The data must be written out once more, precisely as given.
─── PROVIDED MATERIAL ───
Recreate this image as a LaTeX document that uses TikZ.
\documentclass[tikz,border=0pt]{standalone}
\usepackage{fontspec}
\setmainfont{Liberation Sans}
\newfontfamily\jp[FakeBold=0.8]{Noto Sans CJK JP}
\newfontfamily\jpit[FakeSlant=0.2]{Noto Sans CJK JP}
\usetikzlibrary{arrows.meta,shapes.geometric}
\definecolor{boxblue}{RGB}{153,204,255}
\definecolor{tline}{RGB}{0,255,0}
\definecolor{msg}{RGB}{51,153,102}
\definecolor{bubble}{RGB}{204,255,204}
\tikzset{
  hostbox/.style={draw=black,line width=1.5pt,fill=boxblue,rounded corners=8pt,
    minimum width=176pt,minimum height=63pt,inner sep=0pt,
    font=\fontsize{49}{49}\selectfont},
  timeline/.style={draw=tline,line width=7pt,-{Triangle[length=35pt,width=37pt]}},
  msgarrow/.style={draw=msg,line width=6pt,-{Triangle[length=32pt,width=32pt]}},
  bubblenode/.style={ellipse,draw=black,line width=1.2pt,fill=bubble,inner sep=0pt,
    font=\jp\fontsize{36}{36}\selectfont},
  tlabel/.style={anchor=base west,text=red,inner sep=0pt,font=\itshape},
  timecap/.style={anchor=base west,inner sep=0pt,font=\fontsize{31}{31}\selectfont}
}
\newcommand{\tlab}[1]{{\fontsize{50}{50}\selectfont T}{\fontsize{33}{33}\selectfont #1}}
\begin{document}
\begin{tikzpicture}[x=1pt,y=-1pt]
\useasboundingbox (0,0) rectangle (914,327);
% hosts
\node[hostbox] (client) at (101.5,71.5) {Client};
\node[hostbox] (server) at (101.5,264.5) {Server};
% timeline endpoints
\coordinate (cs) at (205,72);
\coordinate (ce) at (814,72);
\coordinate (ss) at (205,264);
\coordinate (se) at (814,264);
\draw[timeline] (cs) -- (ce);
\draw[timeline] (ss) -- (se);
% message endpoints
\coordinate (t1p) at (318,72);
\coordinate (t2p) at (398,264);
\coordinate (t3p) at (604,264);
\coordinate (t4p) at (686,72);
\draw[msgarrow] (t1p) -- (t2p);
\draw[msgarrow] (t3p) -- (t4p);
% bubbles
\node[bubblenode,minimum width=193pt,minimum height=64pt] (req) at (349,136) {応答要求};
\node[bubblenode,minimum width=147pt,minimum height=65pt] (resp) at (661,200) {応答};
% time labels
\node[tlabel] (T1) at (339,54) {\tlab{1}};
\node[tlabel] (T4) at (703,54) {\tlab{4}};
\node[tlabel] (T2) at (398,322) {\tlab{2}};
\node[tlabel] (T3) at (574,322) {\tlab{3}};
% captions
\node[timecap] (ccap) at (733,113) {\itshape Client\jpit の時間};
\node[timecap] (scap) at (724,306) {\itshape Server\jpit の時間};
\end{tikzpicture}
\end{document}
───
- _TASK SOLUTION_
Recreate this image as a LaTeX document that uses TikZ.
\documentclass[tikz,border=0pt]{standalone}
\usepackage{fontspec}
\setmainfont{Liberation Sans}
\newfontfamily\jp[FakeBold=0.8]{Noto Sans CJK JP}
\newfontfamily\jpit[FakeSlant=0.2]{Noto Sans CJK JP}
\usetikzlibrary{arrows.meta,shapes.geometric}
\definecolor{boxblue}{RGB}{153,204,255}
\definecolor{tline}{RGB}{0,255,0}
\definecolor{msg}{RGB}{51,153,102}
\definecolor{bubble}{RGB}{204,255,204}
\tikzset{
  hostbox/.style={draw=black,line width=1.5pt,fill=boxblue,rounded corners=8pt,
    minimum width=176pt,minimum height=63pt,inner sep=0pt,
    font=\fontsize{49}{49}\selectfont},
  timeline/.style={draw=tline,line width=7pt,-{Triangle[length=35pt,width=37pt]}},
  msgarrow/.style={draw=msg,line width=6pt,-{Triangle[length=32pt,width=32pt]}},
  bubblenode/.style={ellipse,draw=black,line width=1.2pt,fill=bubble,inner sep=0pt,
    font=\jp\fontsize{36}{36}\selectfont},
  tlabel/.style={anchor=base west,text=red,inner sep=0pt,font=\itshape},
  timecap/.style={anchor=base west,inner sep=0pt,font=\fontsize{31}{31}\selectfont}
}
\newcommand{\tlab}[1]{{\fontsize{50}{50}\selectfont T}{\fontsize{33}{33}\selectfont #1}}
\begin{document}
\begin{tikzpicture}[x=1pt,y=-1pt]
\useasboundingbox (0,0) rectangle (914,327);
% hosts
\node[hostbox] (client) at (101.5,71.5) {Client};
\node[hostbox] (server) at (101.5,264.5) {Server};
% timeline endpoints
\coordinate (cs) at (205,72);
\coordinate (ce) at (814,72);
\coordinate (ss) at (205,264);
\coordinate (se) at (814,264);
\draw[timeline] (cs) -- (ce);
\draw[timeline] (ss) -- (se);
% message endpoints
\coordinate (t1p) at (318,72);
\coordinate (t2p) at (398,264);
\coordinate (t3p) at (604,264);
\coordinate (t4p) at (686,72);
\draw[msgarrow] (t1p) -- (t2p);
\draw[msgarrow] (t3p) -- (t4p);
% bubbles
\node[bubblenode,minimum width=193pt,minimum height=64pt] (req) at (349,136) {応答要求};
\node[bubblenode,minimum width=147pt,minimum height=65pt] (resp) at (661,200) {応答};
% time labels
\node[tlabel] (T1) at (339,54) {\tlab{1}};
\node[tlabel] (T4) at (703,54) {\tlab{4}};
\node[tlabel] (T2) at (398,322) {\tlab{2}};
\node[tlabel] (T3) at (574,322) {\tlab{3}};
% captions
\node[timecap] (ccap) at (733,113) {\itshape Client\jpit の時間};
\node[timecap] (scap) at (724,306) {\itshape Server\jpit の時間};
\end{tikzpicture}
\end{document}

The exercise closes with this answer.